Harvesting Textual and Contrastive Data from the HAL Publication Repository
Francis Kulumba, Wissam Antoun, Guillaume Vimont, Laurent Romary
TL;DR
Topical confounds hinder true stylometry; HALvest provides a 17B-token multilingual corpus and HALvest-Contrastive enables controlled contrastive training. The study compares unrestricted (topic-rich) and base (topic-decoupled) triplets, plus ICT and BM25 baselines, to test whether restricting topic variation yields more robust authorial signals. Key finding: restricted-triplet neural models outperform lexical baselines and ICT across conditions, suggesting distributional style beyond surface tokens can be captured with topic decoupling. The authors release the datasets and code, enabling further cross-lingual stylometry research and robust authorship attribution applications.
Abstract
Authorship attribution in natural language processing traditionally struggles to distinguish genuine stylistic signals from topical confounds. While contrastive learning approaches have addressed this by maximizing semantic overlap between positive pairs, creating large-scale datasets under strict topic constraints remains challenging.
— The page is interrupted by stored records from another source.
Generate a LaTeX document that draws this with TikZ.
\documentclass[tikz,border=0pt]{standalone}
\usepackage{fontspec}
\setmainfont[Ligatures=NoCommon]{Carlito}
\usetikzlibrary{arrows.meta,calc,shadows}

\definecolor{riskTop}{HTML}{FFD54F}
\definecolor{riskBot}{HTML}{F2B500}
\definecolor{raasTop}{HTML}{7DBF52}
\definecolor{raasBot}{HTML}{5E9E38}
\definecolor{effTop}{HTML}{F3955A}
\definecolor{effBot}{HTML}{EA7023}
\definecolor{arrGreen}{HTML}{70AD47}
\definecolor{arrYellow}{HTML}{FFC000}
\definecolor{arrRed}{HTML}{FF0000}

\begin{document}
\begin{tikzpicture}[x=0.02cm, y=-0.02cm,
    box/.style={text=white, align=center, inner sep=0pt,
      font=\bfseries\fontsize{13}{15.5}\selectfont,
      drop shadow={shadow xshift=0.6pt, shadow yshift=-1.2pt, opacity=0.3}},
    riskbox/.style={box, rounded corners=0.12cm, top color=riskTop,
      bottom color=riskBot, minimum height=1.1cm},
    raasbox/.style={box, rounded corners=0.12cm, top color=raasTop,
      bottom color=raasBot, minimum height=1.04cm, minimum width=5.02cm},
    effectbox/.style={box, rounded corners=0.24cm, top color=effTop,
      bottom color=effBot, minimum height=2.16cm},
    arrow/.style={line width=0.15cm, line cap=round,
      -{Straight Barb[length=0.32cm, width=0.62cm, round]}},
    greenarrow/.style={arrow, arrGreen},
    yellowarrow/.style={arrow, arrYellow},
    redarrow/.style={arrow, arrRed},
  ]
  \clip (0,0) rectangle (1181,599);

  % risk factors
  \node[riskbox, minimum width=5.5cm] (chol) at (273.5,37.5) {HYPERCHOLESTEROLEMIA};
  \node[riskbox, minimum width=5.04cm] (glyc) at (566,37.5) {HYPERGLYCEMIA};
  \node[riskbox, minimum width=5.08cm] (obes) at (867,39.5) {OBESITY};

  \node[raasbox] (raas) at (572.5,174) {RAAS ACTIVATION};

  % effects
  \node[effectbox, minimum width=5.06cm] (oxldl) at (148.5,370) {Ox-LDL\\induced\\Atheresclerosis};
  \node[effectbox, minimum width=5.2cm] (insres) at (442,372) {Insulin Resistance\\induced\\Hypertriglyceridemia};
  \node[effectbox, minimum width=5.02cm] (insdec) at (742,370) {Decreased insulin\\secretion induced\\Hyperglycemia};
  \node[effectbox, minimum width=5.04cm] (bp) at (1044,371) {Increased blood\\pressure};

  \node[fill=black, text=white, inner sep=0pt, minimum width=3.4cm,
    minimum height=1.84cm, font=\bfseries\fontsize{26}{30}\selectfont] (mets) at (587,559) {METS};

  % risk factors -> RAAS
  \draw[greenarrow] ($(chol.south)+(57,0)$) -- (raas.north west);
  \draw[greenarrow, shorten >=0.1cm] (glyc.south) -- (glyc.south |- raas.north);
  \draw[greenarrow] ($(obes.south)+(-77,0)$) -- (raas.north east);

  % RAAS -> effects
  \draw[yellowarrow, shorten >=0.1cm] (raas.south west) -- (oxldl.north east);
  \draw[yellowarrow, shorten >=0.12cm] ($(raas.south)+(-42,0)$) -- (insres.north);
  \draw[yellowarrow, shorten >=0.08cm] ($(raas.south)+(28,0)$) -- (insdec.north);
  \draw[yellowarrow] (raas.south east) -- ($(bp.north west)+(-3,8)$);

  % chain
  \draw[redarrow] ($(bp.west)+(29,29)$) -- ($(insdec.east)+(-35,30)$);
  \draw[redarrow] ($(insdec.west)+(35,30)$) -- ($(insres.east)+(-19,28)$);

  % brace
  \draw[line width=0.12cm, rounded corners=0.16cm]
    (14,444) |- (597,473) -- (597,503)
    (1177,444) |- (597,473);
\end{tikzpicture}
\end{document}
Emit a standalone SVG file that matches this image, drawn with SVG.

We introduce HALvest, a 17-billion-token multilingual corpus harvested from 778k open-access academic papers, and HALvest-Contrastive, a derived dataset designed to isolate stylometric signals through controlled topic variation. Unlike prior work that minimizes lexical overlap, we exploit natural topic drift between papers by the same author, treating residual lexical patterns as authorial fingerprints rather than noise. Comparing lexical baselines (BM25) against neural models trained on unrestricted (topic-rich) versus base (topic-decoupled) triplets, we demonstrate that models trained exclusively on topic-decoupled data achieve superior performance across all test conditions, outperforming both retrieval baselines and models exposed to topic-rich training data. Our analysis reveals that while lexical signals provide substantial performance gains for keyword-driven methods, neural architectures learn robust stylometric representations that plateau with moderate context length, suggesting they capture distributional style beyond surface-level tokens. Both datasets and code are publicly available.